The US bond market is in the thick of interesting dynamics. The Fed plans to reduce its bloated balance sheet – meaning less demand for treasury notes and bonds – even as foreigners are buying more and the US budget deficit is declining.
With two sessions to go, the 10-year treasury yield has rallied big this month – from 1.68 percent on the 1st to last Friday’s 2.50 percent. Rates again touched 2.50 on Tuesday before slightly weakening.
Conditions are way overbought. As recently as December 3, these notes were wielding 1.34 percent. Then, as soon as January began, rates broke out of an inverse-hear-and-shoulders formation (Chart 1). If the bullish pattern completes, the 10-year is headed toward 2.9 percent in due course.
Right here and now, the daily seems to want to go lower. Immediate support lies at 2.06 percent. Tuesday, the 10-year closed at 2.4 percent.
The sudden spike in the 10-year is not for a lack of buyers for these securities. Rather, markets are pricing in a very aggressive Fed.
At the FOMC meeting last week, the fed funds rate was raised by 25 basis points (Chart 2); the Fed also said it would announce a plan to shrink its balance sheet in the next meeting, which is scheduled for May 3-4. The dot plot signaled six more hikes this year – essentially one each in the remaining six scheduled meetings – but no 50-basis-point hike was signaled.
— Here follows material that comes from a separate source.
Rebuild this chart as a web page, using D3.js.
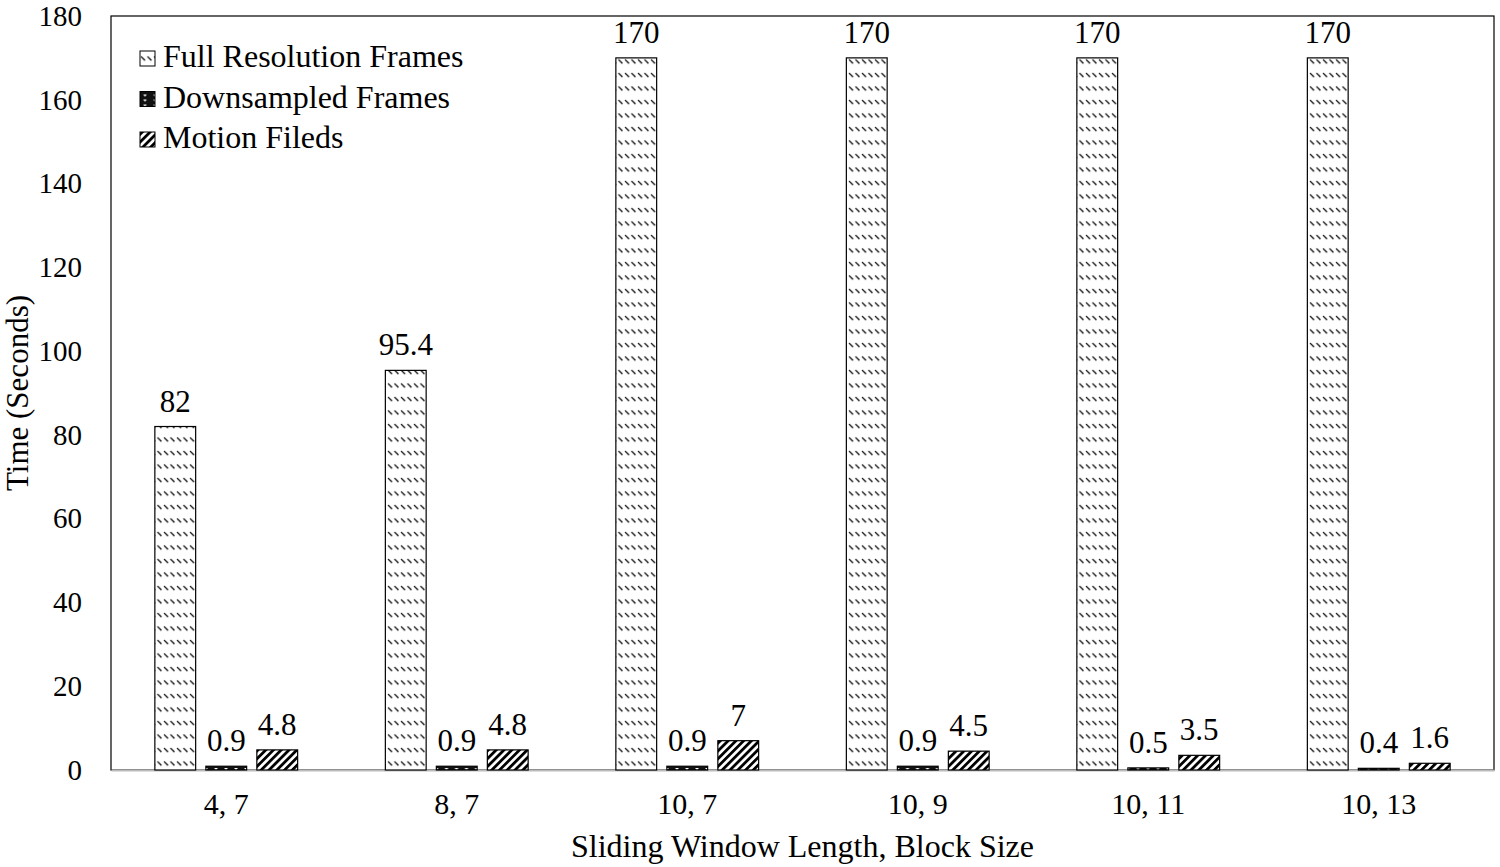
<!DOCTYPE html>
<html>
<head>
<meta charset="utf-8">
<script src="https://cdn.jsdelivr.net/npm/d3@7"></script>
<style>
body { margin:0; background:#fff; }
text { font-family: "Liberation Serif", "Times New Roman", serif; fill:#000; }
</style>
</head>
<body>
<div id="chart"></div>
<script>
// data
var categories = ["4, 7", "8, 7", "10, 7", "10, 9", "10, 11", "10, 13"];
var seriesNames = ["Full Resolution Frames", "Downsampled Frames", "Motion Fileds"];
var fullRes = [82, 95.4, 170, 170, 170, 170];
var downsampled = [0.9, 0.9, 0.9, 0.9, 0.5, 0.4];
var motion = [4.8, 4.8, 7, 4.5, 3.5, 1.6];
var yTicks = [0, 20, 40, 60, 80, 100, 120, 140, 160, 180];

var width = 1500, height = 867;
var margin = {top:16, right:6, bottom:97, left:111};
var w = width - margin.left - margin.right,
    h = height - margin.top - margin.bottom;

var svg = d3.select("#chart").append("svg")
    .attr("width", width).attr("height", height);

// patterns
var defs = svg.append("defs");
var p1 = defs.append("pattern").attr("id","pFull").attr("patternUnits","userSpaceOnUse")
    .attr("width",6.5).attr("height",13.5);
p1.append("rect").attr("width",6.5).attr("height",13.5).attr("fill","#fff");
p1.append("path").attr("d","M1,3 L5,7").attr("stroke","#000").attr("stroke-width",1.3);
var p2 = defs.append("pattern").attr("id","pDown").attr("patternUnits","userSpaceOnUse")
    .attr("width",10).attr("height",5);
p2.append("rect").attr("width",10).attr("height",5).attr("fill","#111");
p2.append("path").attr("d","M3,2 L7,2 L5,4 Z").attr("fill","#fff");
var p3 = defs.append("pattern").attr("id","pMotion").attr("patternUnits","userSpaceOnUse")
    .attr("width",5.5).attr("height",5.5).attr("patternTransform","rotate(45)");
p3.append("rect").attr("width",5.5).attr("height",5.5).attr("fill","#fff");
p3.append("rect").attr("width",2.8).attr("height",5.5).attr("fill","#000");
var fills = ["url(#pFull)", "url(#pDown)", "url(#pMotion)"];

var g = svg.append("g").attr("transform","translate(" + margin.left + "," + margin.top + ")");

var x = d3.scaleBand().domain(categories).range([0, w]);
var xs = d3.scaleBand().domain(seriesNames).range([0, x.bandwidth()]).paddingInner(0.2).paddingOuter(0.86);
var y = d3.scaleLinear().domain([0,180]).range([h, 0]);

// frame
g.append("rect").attr("width", w).attr("height", h)
    .attr("fill","none").attr("stroke","#000").attr("stroke-width",1.2);

// y axis labels
var yAxis = g.append("g").call(d3.axisLeft(y).tickValues(yTicks).tickSize(0).tickPadding(29));
yAxis.select(".domain").remove();
yAxis.selectAll("text").style("font-size","29px").style("font-family","Liberation Serif");

// x axis
var xAxis = g.append("g").attr("transform","translate(0," + h + ")")
    .call(d3.axisBottom(x).tickSize(0).tickPadding(23));
xAxis.select(".domain").attr("stroke","#bbb").attr("stroke-width",2);
xAxis.selectAll("text").style("font-size","30px").style("font-family","Liberation Serif");

var data = categories.map(function(c, i){
    return [fullRes[i], downsampled[i], motion[i]].map(function(v, j){
        return {cat:c, key:seriesNames[j], value:v, idx:j};
    });
});

var groups = g.selectAll(".grp").data(data).enter().append("g")
    .attr("transform", function(d){ return "translate(" + x(d[0].cat) + ",0)"; });

groups.selectAll("rect").data(function(d){ return d; }).enter().append("rect")
    .attr("x", function(d){ return xs(d.key); })
    .attr("y", function(d){ return y(d.value); })
    .attr("width", xs.bandwidth())
    .attr("height", function(d){ return h - y(d.value); })
    .attr("fill", function(d){ return fills[d.idx]; })
    .attr("stroke","#000").attr("stroke-width",1.2);

groups.selectAll(".lbl").data(function(d){ return d; }).enter().append("text")
    .attr("x", function(d){ return xs(d.key) + xs.bandwidth()/2; })
    .attr("y", function(d){ return y(d.value) - 15; })
    .attr("text-anchor","middle")
    .style("font-size","31px")
    .text(function(d){ return d.value; });

// axis titles
svg.append("text")
    .attr("x", margin.left + w/2).attr("y", 857)
    .attr("text-anchor","middle").style("font-size","32px")
    .text("Sliding Window Length, Block Size");
svg.append("text")
    .attr("transform","translate(28," + (margin.top + h/2) + ") rotate(-90)")
    .attr("text-anchor","middle").style("font-size","31px")
    .text("Time (Seconds)");

// legend
var legend = g.append("g").attr("transform","translate(29,51)");
seriesNames.forEach(function(s, i){
    var row = legend.append("g").attr("transform","translate(0," + (i*40.5) + ")");
    row.append("rect").attr("x",0).attr("y",-16).attr("width",15).attr("height",15)
        .attr("fill",fills[i]).attr("stroke","#000").attr("stroke-width",1);
    row.append("text").attr("x",23).attr("y",0).style("font-size","32px").text(s);
});
</script>
</body>
</html>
This changed last Monday when Chair Jerome Powell, declaring “inflation is much too high” said that the central bank, if necessary, would be open to raising rates by a half-point at multiple FOMC meetings.
The balance sheet in the meantime continues to grow. In the week to last Wednesday, it rose $8.2 billion week-over-week to $8.96 trillion, though the pace of increase has softened.
As the Fed gets ready to move away from this market, creating less demand for these securities, foreigners are buying more. In the 12 months to January, they bought $205.6 billion in treasury notes and bonds – the highest total since September 2014 (Chart 3).
In February last year, foreigners were selling heavily, with the 12-month total at minus $685.1 billion, which was a record. Now, they are buying, potentially filling the void left by the Fed.
In the meantime, the federal budget deficit, which is still very high, has begun to improve. In the 12 months to last March, it peaked at $4.1 trillion. By last month, this was cut to $2.2 trillion. Two years ago, the deficit was $1.1 trillion.
Issuance of treasury notes and bonds has followed the deficit higher; the 12-month total reached $3.1 trillion in January, with February slightly down month-over-month. In essence, the red line in Chart 4 is yet to seriously catch up with the green histograms. The two tend to move together.
Caught in these dynamics, the 10-year yield has scored some important breakouts. If they are real, rates could still head higher. Immediately ahead, a giveback is due.